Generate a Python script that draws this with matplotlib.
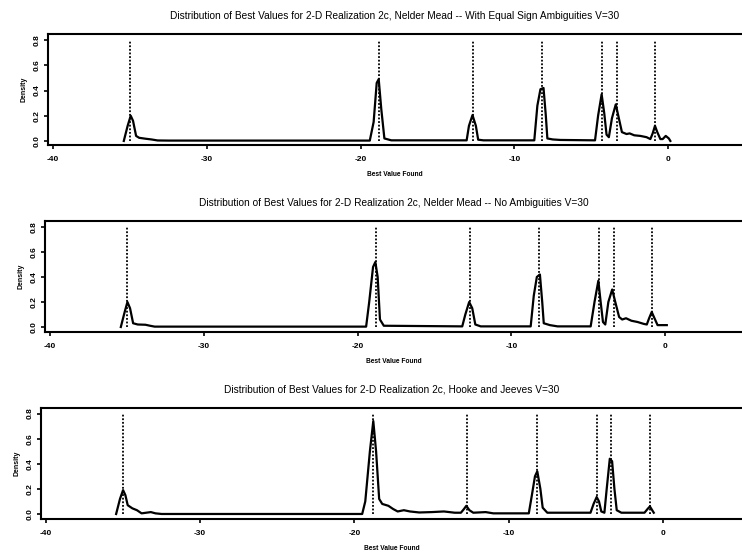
-- -- --
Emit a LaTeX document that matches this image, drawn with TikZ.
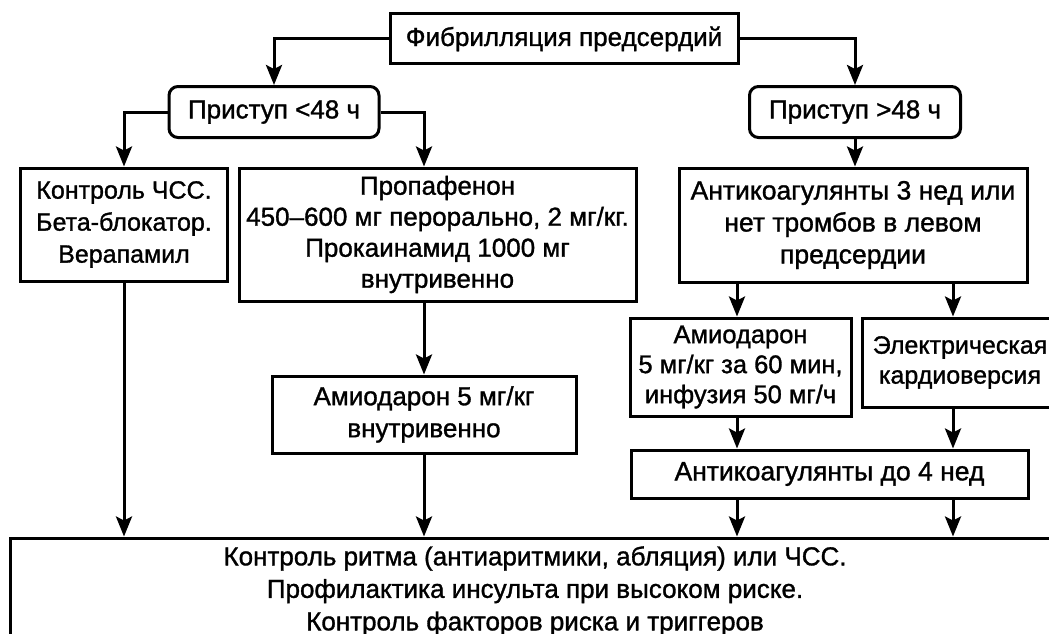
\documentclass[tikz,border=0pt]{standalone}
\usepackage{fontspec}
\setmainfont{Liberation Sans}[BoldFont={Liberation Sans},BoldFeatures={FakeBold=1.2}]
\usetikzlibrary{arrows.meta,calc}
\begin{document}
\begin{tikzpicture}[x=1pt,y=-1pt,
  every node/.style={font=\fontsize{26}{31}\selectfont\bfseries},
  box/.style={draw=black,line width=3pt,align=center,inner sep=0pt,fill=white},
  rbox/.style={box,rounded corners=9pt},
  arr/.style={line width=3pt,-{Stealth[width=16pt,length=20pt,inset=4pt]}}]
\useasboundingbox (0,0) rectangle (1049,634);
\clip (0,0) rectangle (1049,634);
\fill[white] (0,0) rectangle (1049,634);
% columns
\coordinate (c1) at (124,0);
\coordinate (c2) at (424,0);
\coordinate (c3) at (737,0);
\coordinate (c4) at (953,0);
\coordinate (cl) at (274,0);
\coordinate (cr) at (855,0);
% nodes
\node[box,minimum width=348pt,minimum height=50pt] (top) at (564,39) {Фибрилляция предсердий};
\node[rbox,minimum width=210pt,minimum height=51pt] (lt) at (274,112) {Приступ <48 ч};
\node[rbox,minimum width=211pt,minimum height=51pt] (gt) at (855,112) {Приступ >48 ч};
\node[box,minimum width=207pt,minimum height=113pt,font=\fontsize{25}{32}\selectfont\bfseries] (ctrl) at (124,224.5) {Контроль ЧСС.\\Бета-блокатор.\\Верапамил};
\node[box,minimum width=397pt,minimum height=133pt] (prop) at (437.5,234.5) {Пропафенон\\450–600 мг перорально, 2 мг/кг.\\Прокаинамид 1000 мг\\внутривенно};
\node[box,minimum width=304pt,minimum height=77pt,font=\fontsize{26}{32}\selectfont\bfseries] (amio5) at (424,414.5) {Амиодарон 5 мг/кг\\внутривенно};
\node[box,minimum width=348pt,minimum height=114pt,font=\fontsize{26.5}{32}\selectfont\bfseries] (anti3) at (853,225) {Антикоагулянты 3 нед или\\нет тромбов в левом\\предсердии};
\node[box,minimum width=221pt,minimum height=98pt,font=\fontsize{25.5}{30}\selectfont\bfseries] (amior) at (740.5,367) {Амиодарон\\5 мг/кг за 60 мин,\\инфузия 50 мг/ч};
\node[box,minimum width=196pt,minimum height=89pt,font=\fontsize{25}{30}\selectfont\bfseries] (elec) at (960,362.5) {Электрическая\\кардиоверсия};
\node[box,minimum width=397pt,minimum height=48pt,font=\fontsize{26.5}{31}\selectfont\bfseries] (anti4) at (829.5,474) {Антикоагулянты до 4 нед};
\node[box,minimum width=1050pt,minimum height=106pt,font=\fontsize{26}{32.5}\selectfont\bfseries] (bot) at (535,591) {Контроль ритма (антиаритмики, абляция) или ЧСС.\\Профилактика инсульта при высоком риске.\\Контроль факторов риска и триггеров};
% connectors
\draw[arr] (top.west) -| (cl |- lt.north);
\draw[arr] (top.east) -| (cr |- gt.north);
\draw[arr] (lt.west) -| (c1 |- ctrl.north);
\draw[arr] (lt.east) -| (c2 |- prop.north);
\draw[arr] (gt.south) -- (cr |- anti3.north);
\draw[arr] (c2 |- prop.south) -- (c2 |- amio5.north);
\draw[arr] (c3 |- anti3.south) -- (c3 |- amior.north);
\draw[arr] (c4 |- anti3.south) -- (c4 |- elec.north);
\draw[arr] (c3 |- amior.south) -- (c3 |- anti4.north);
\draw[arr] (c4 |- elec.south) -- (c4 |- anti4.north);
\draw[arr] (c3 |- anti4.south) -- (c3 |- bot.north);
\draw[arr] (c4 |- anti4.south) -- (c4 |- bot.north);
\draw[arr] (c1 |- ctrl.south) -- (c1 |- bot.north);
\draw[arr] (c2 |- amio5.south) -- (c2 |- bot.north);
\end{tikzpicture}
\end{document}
-- -- --
# What is needed
Check each line above for "with" and return the ones that have it.

# Written solution
Generate a Python script that draws this with matplotlib.
Emit a LaTeX document that matches this image, drawn with TikZ.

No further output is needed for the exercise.